Boxe Française Savate
Also known as just Savate, French Kickboxing, and sometimes, French foot-fighting, this martial arts form came from a somewhat surprising source, evolving from a type of street fighting that was popular in the slums of Paris and other parts of northern France in the 19th century. Savate has some distinct differences from either American or Dutch style kickboxing, the most notable being the primary reliance on powerful kicks, although this is further specified into an allowance of “foot kicks”, but not kicks that incorporate the shins or knees.
Although it has never been an official event, Boxe Française Savate was featured as a demonstration sport in the 1924 Olympics, which were held in Paris, France and began to gain in popularity following such high profile exposure to large crowds. Rather than the colored belts which signify progress in martials arts (like Karate) that most people are familiar with, Savate uses the color of gloves to indicate a fighter’s proficiency and rank. Interestingly, Savate also has three different levels of competition, which are divided in the following way:
- Assault – This is the lowest level. Competitors are required to focus on their technique while making contact and can be penalized by the referee for using what they deem to be excessive force.

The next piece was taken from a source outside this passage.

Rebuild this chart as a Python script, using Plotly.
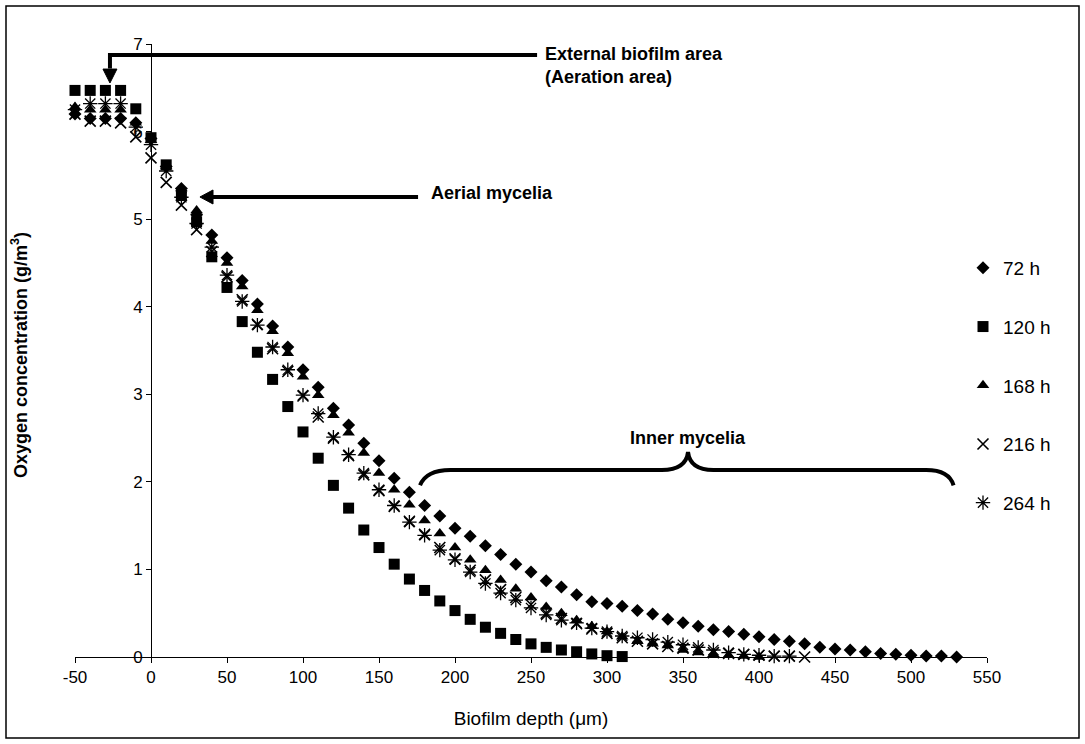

- Pre-Combat – Competitors are allowed to fight at full strength, but are required to wear protective gear, like mouth guards, helmets and shin guards.
- Combat – On the Combat level, which is the highest level of competition in Savate, competitors are allowed to fight at full strength, but are not allowed to wear protective gear other than mouth guards and groin protection.
Another notable style that has emerged in the last few decades is that of Dutch style kickboxing. Dutch Kickboxing, while similar to and even partially deriving from Muay Thai, is still considered to be a separate sport, mostly due to the differences in what is allowed in a fight.
The Dutch style places a heavy emphasis on agility and speed, making use of combinations like boxing blows delivered in a very rapid succession and then finished with low, powerful kicks. This style of kickboxing was developed in the Netherlands and blends not only the basic elements of Muay Thai, but Japanese kickboxing and a style of Karate called Kyokushin as well. The Dutch style also puts an increased amount of focus on head movement and footwork when compared to other styles of kickboxing.
While these three styles cover a lot of the basics of modern kickboxing, there are still countless options out there for anyone who is interested in learning more, from fun fitness routines to effective self defense techniques.